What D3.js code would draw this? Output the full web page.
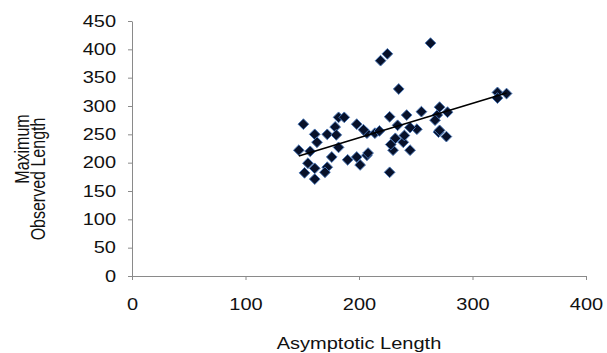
<!DOCTYPE html>
<html>
<head>
<meta charset="utf-8">
<script src="https://cdn.jsdelivr.net/npm/d3@7"></script>
<style>
  body { margin: 0; background: #fff; }
  text { font-family: "Liberation Sans", Arial, sans-serif; fill: #111; }
</style>
</head>
<body>
<div id="chart"></div>
<script>
// ---- data ----
const asymptotic = [151, 182, 187, 179, 161, 172, 180, 163, 198, 207,
  147, 157, 182, 176, 190, 198, 201, 207, 155, 152,
  161, 172, 170, 161, 227, 242, 255, 269, 267, 234,
  251, 270, 232, 239, 230, 245, 208, 227, 214, 322,
  330, 322, 271, 278, 271, 277, 263, 219, 225, 235,
  240, 228, 218, 204, 245];
const maxObserved = [268, 280, 280, 263, 250, 250, 249, 236, 268, 252,
  222, 220, 227, 210, 205, 210, 196, 213, 199, 182,
  190, 192, 183, 171, 281, 284, 290, 284, 275, 266,
  259, 254, 243, 236, 222, 222, 217, 183, 252, 324,
  322, 314, 298, 289, 257, 246, 411, 380, 392, 330,
  248, 232, 256, 258, 262];
const xTicks = [0, 100, 200, 300, 400];
const yTicks = [0, 50, 100, 150, 200, 250, 300, 350, 400, 450];

const W = 607, H = 353;
const stretch = 1.25; // text in the picture is widened
const fs = '16px';

const svg = d3.select('#chart').append('svg')
  .attr('width', W).attr('height', H);

const x = d3.scaleLinear().domain([0, 400]).range([132, 586]);
const y = d3.scaleLinear().domain([0, 450]).range([276, 21]);

// axes
const axisColor = '#8a8a8a';
const gx = svg.append('g').attr('transform', `translate(0,${y(0)})`)
  .call(d3.axisBottom(x).tickValues(xTicks).tickSize(4).tickSizeOuter(0));
gx.selectAll('text')
  .attr('y', 23)
  .attr('transform', `scale(${stretch},1)`)
  .style('font-size', fs);

const gy = svg.append('g').attr('transform', `translate(${x(0)},0)`)
  .call(d3.axisLeft(y).tickValues(yTicks).tickSize(4).tickSizeOuter(0));
gy.selectAll('text')
  .attr('x', -16 / stretch)
  .attr('transform', `scale(${stretch},1)`)
  .style('font-size', fs);

[gx, gy].forEach(g => {
  g.select('.domain').attr('stroke', axisColor);
  g.selectAll('.tick line').attr('stroke', axisColor);
});

// trend line (least squares, as the spreadsheet does)
const n = asymptotic.length;
const mx = d3.mean(asymptotic), my = d3.mean(maxObserved);
let sxy = 0, sxx = 0;
for (let i = 0; i < n; i++) {
  sxy += (asymptotic[i] - mx) * (maxObserved[i] - my);
  sxx += (asymptotic[i] - mx) ** 2;
}
const slope = sxy / sxx, icpt = my - slope * mx;
const [x0, x1] = d3.extent(asymptotic);

// points
const diamond = d3.symbol(d3.symbolSquare, 58);
svg.append('g').selectAll('path')
  .data(asymptotic.map((v, i) => [v, maxObserved[i]]))
  .join('path')
  .attr('d', diamond)
  .attr('transform', d => `translate(${x(d[0])},${y(d[1])}) rotate(45)`)
  .attr('fill', '#07112a')
  .attr('stroke', '#4a78b8')
  .attr('stroke-width', 0.9);

svg.append('line')
  .attr('x1', x(x0)).attr('y1', y(slope * x0 + icpt))
  .attr('x2', x(x1)).attr('y2', y(slope * x1 + icpt))
  .attr('stroke', '#000').attr('stroke-width', 1.6);

// titles
svg.append('text')
  .attr('transform', `translate(${x(200)},349) scale(${stretch},1)`)
  .attr('text-anchor', 'middle')
  .style('font-size', fs)
  .text('Asymptotic Length');

svg.append('text')
  .attr('transform', `translate(29,149) scale(${stretch},1) rotate(-90)`)
  .attr('text-anchor', 'middle')
  .style('font-size', fs)
  .text('Maximum');
svg.append('text')
  .attr('transform', `translate(45,179) scale(${stretch},1) rotate(-90)`)
  .attr('text-anchor', 'middle')
  .style('font-size', fs)
  .text('Observed Length');
</script>
</body>
</html>
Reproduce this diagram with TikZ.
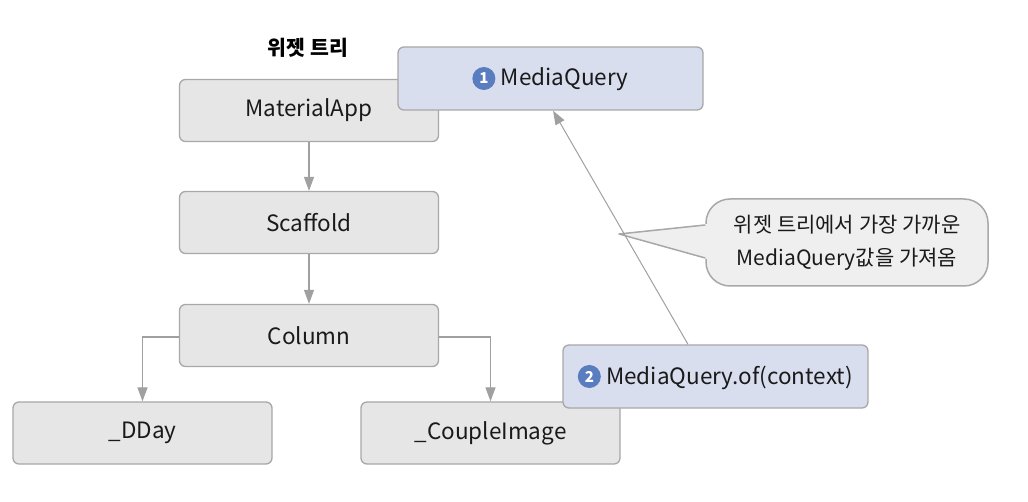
\documentclass[tikz,border=0pt]{standalone}
\usepackage{fontspec}
\setmainfont{Noto Sans CJK KR}
\usetikzlibrary{arrows.meta,positioning,calc}
\definecolor{boxfill}{HTML}{E6E6E6}
\definecolor{boxline}{HTML}{A8A8A8}
\definecolor{bluefill}{HTML}{D9DEEF}
\definecolor{badgefill}{HTML}{5A7DBF}
\definecolor{arrowgray}{HTML}{A0A0A0}
\definecolor{callfill}{HTML}{EFEFEF}
\definecolor{txt}{HTML}{1A1A1A}
\begin{document}
\begin{tikzpicture}[x=1pt,y=-1pt,
  wbox/.style={draw=boxline, fill=boxfill, rounded corners=6pt, minimum width=259pt, minimum height=62pt, line width=1.3pt, text=txt, font=\fontsize{22.5}{26}\selectfont},
  qbox/.style={wbox, fill=bluefill, minimum width=305pt, minimum height=63pt},
  lbl/.style={inner sep=0pt, text=txt, font=\fontsize{22.5}{26}\selectfont},
  badge/.style={circle, fill=badgefill, text=white, inner sep=0pt, minimum size=23pt, font=\bfseries\fontsize{15}{15}\selectfont},
  arr/.style={draw=arrowgray, line width=1.3pt, -{Triangle[length=14pt,width=10pt]}, arrowgray},
]
\useasboundingbox (0,0) rectangle (1028,502);
\node[font=\bfseries\fontsize{20.5}{24}\selectfont, text=black] (title) at (308,48) {위젯 트리};
\node[wbox] (app) at (309,110.5) {MaterialApp};
\node[qbox] (mq) at (550.5,78.5) {};
\node[lbl] (mqt) at (564.5,79.5) {MediaQuery};
\node[badge, left=5pt of mqt.west |- mq.center] (b1) {1};
\node[wbox] (scaf) at (309,222.5) {Scaffold};
\node[wbox] (col) at (309,335.5) {Column};
\node[wbox] (dday) at (142.5,433) {\_DDay};
\node[wbox] (cimg) at (490.5,433) {\_CoupleImage};
\node[qbox] (mqof) at (715.5,376.5) {};
\node[lbl] (mqoft) at (729.5,377.5) {MediaQuery.of(context)};
\node[badge, left=5pt of mqoft.west |- mqof.center] (b2) {2};
% callout
\node[draw=boxline, fill=callfill, rounded corners=24pt, line width=1.5pt, minimum width=282pt, minimum height=87pt, align=center, text=txt, font=\fontsize{21}{33}\selectfont] (call) at (847,242.5) {위젯 트리에서 가장 가까운\\MediaQuery값을 가져옴};
\coordinate (tip) at (619,234);
\coordinate (pa) at (call.west |- 0,225);
\coordinate (pb) at (call.west |- 0,258);
\fill[callfill] ($(pa)+(2,-1)$) -- (tip) -- ($(pb)+(2,1)$) -- cycle;
\draw[boxline, line width=1.5pt, line join=round] (pa) -- (tip) -- (pb);
% arrows
\draw[arr] (app.south) -- (scaf.north);
\draw[arr] (scaf.south) -- (col.north);
\draw[arr] (col.west |- 0,337) -| (dday.north);
\draw[arr] (col.east |- 0,337) -| (cimg.north);
\coordinate (qs) at (mqof.north -| 688,0);
\coordinate (qe) at (mq.south -| 553,0);
\draw[arr, line width=1pt] (qs) -- (qe);
\end{tikzpicture}
\end{document}
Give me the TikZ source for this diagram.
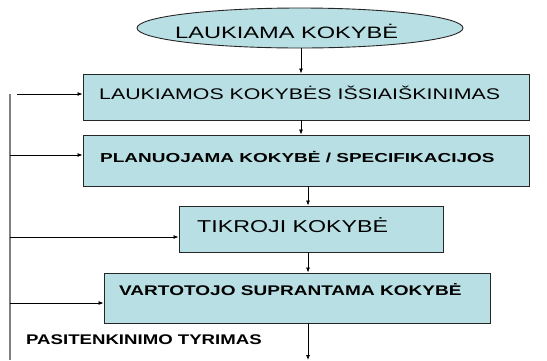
■ ■ ■
• **THE EXERCISE**
Go through the listing above and write it all out exactly, leaving out any picture.

• **RESPONSE TO THE EXERCISE**
What D3.js code would draw this? Output the full web page.
<!DOCTYPE html>
<html>
<head>
<meta charset="utf-8">
<script src="https://cdn.jsdelivr.net/npm/d3@7"></script>
<style>
  body { margin: 0; background: #fff; }
  text { font-family: "Liberation Sans", Arial, sans-serif; fill: #111; }
</style>
</head>
<body>
<div id="chart"></div>
<script>
// ---- data ----
const asymptotic = [151, 182, 187, 179, 161, 172, 180, 163, 198, 207,
  147, 157, 182, 176, 190, 198, 201, 207, 155, 152,
  161, 172, 170, 161, 227, 242, 255, 269, 267, 234,
  251, 270, 232, 239, 230, 245, 208, 227, 214, 322,
  330, 322, 271, 278, 271, 277, 263, 219, 225, 235,
  240, 228, 218, 204, 245];
const maxObserved = [268, 280, 280, 263, 250, 250, 249, 236, 268, 252,
  222, 220, 227, 210, 205, 210, 196, 213, 199, 182,
  190, 192, 183, 171, 281, 284, 290, 284, 275, 266,
  259, 254, 243, 236, 222, 222, 217, 183, 252, 324,
  322, 314, 298, 289, 257, 246, 411, 380, 392, 330,
  248, 232, 256, 258, 262];
const xTicks = [0, 100, 200, 300, 400];
const yTicks = [0, 50, 100, 150, 200, 250, 300, 350, 400, 450];

const W = 607, H = 353;
const stretch = 1.25; // text in the picture is widened
const fs = '16px';

const svg = d3.select('#chart').append('svg')
  .attr('width', W).attr('height', H);

const x = d3.scaleLinear().domain([0, 400]).range([132, 586]);
const y = d3.scaleLinear().domain([0, 450]).range([276, 21]);

// axes
const axisColor = '#8a8a8a';
const gx = svg.append('g').attr('transform', `translate(0,${y(0)})`)
  .call(d3.axisBottom(x).tickValues(xTicks).tickSize(4).tickSizeOuter(0));
gx.selectAll('text')
  .attr('y', 23)
  .attr('transform', `scale(${stretch},1)`)
  .style('font-size', fs);

const gy = svg.append('g').attr('transform', `translate(${x(0)},0)`)
  .call(d3.axisLeft(y).tickValues(yTicks).tickSize(4).tickSizeOuter(0));
gy.selectAll('text')
  .attr('x', -16 / stretch)
  .attr('transform', `scale(${stretch},1)`)
  .style('font-size', fs);

[gx, gy].forEach(g => {
  g.select('.domain').attr('stroke', axisColor);
  g.selectAll('.tick line').attr('stroke', axisColor);
});

// trend line (least squares, as the spreadsheet does)
const n = asymptotic.length;
const mx = d3.mean(asymptotic), my = d3.mean(maxObserved);
let sxy = 0, sxx = 0;
for (let i = 0; i < n; i++) {
  sxy += (asymptotic[i] - mx) * (maxObserved[i] - my);
  sxx += (asymptotic[i] - mx) ** 2;
}
const slope = sxy / sxx, icpt = my - slope * mx;
const [x0, x1] = d3.extent(asymptotic);

// points
const diamond = d3.symbol(d3.symbolSquare, 58);
svg.append('g').selectAll('path')
  .data(asymptotic.map((v, i) => [v, maxObserved[i]]))
  .join('path')
  .attr('d', diamond)
  .attr('transform', d => `translate(${x(d[0])},${y(d[1])}) rotate(45)`)
  .attr('fill', '#07112a')
  .attr('stroke', '#4a78b8')
  .attr('stroke-width', 0.9);

svg.append('line')
  .attr('x1', x(x0)).attr('y1', y(slope * x0 + icpt))
  .attr('x2', x(x1)).attr('y2', y(slope * x1 + icpt))
  .attr('stroke', '#000').attr('stroke-width', 1.6);

// titles
svg.append('text')
  .attr('transform', `translate(${x(200)},349) scale(${stretch},1)`)
  .attr('text-anchor', 'middle')
  .style('font-size', fs)
  .text('Asymptotic Length');

svg.append('text')
  .attr('transform', `translate(29,149) scale(${stretch},1) rotate(-90)`)
  .attr('text-anchor', 'middle')
  .style('font-size', fs)
  .text('Maximum');
svg.append('text')
  .attr('transform', `translate(45,179) scale(${stretch},1) rotate(-90)`)
  .attr('text-anchor', 'middle')
  .style('font-size', fs)
  .text('Observed Length');
</script>
</body>
</html>
Reproduce this diagram with TikZ.
\documentclass[tikz,border=0pt]{standalone}
\usepackage{fontspec}
\setmainfont{Noto Sans CJK KR}
\usetikzlibrary{arrows.meta,positioning,calc}
\definecolor{boxfill}{HTML}{E6E6E6}
\definecolor{boxline}{HTML}{A8A8A8}
\definecolor{bluefill}{HTML}{D9DEEF}
\definecolor{badgefill}{HTML}{5A7DBF}
\definecolor{arrowgray}{HTML}{A0A0A0}
\definecolor{callfill}{HTML}{EFEFEF}
\definecolor{txt}{HTML}{1A1A1A}
\begin{document}
\begin{tikzpicture}[x=1pt,y=-1pt,
  wbox/.style={draw=boxline, fill=boxfill, rounded corners=6pt, minimum width=259pt, minimum height=62pt, line width=1.3pt, text=txt, font=\fontsize{22.5}{26}\selectfont},
  qbox/.style={wbox, fill=bluefill, minimum width=305pt, minimum height=63pt},
  lbl/.style={inner sep=0pt, text=txt, font=\fontsize{22.5}{26}\selectfont},
  badge/.style={circle, fill=badgefill, text=white, inner sep=0pt, minimum size=23pt, font=\bfseries\fontsize{15}{15}\selectfont},
  arr/.style={draw=arrowgray, line width=1.3pt, -{Triangle[length=14pt,width=10pt]}, arrowgray},
]
\useasboundingbox (0,0) rectangle (1028,502);
\node[font=\bfseries\fontsize{20.5}{24}\selectfont, text=black] (title) at (308,48) {위젯 트리};
\node[wbox] (app) at (309,110.5) {MaterialApp};
\node[qbox] (mq) at (550.5,78.5) {};
\node[lbl] (mqt) at (564.5,79.5) {MediaQuery};
\node[badge, left=5pt of mqt.west |- mq.center] (b1) {1};
\node[wbox] (scaf) at (309,222.5) {Scaffold};
\node[wbox] (col) at (309,335.5) {Column};
\node[wbox] (dday) at (142.5,433) {\_DDay};
\node[wbox] (cimg) at (490.5,433) {\_CoupleImage};
\node[qbox] (mqof) at (715.5,376.5) {};
\node[lbl] (mqoft) at (729.5,377.5) {MediaQuery.of(context)};
\node[badge, left=5pt of mqoft.west |- mqof.center] (b2) {2};
% callout
\node[draw=boxline, fill=callfill, rounded corners=24pt, line width=1.5pt, minimum width=282pt, minimum height=87pt, align=center, text=txt, font=\fontsize{21}{33}\selectfont] (call) at (847,242.5) {위젯 트리에서 가장 가까운\\MediaQuery값을 가져옴};
\coordinate (tip) at (619,234);
\coordinate (pa) at (call.west |- 0,225);
\coordinate (pb) at (call.west |- 0,258);
\fill[callfill] ($(pa)+(2,-1)$) -- (tip) -- ($(pb)+(2,1)$) -- cycle;
\draw[boxline, line width=1.5pt, line join=round] (pa) -- (tip) -- (pb);
% arrows
\draw[arr] (app.south) -- (scaf.north);
\draw[arr] (scaf.south) -- (col.north);
\draw[arr] (col.west |- 0,337) -| (dday.north);
\draw[arr] (col.east |- 0,337) -| (cimg.north);
\coordinate (qs) at (mqof.north -| 688,0);
\coordinate (qe) at (mq.south -| 553,0);
\draw[arr, line width=1pt] (qs) -- (qe);
\end{tikzpicture}
\end{document}
Give me the TikZ source for this diagram.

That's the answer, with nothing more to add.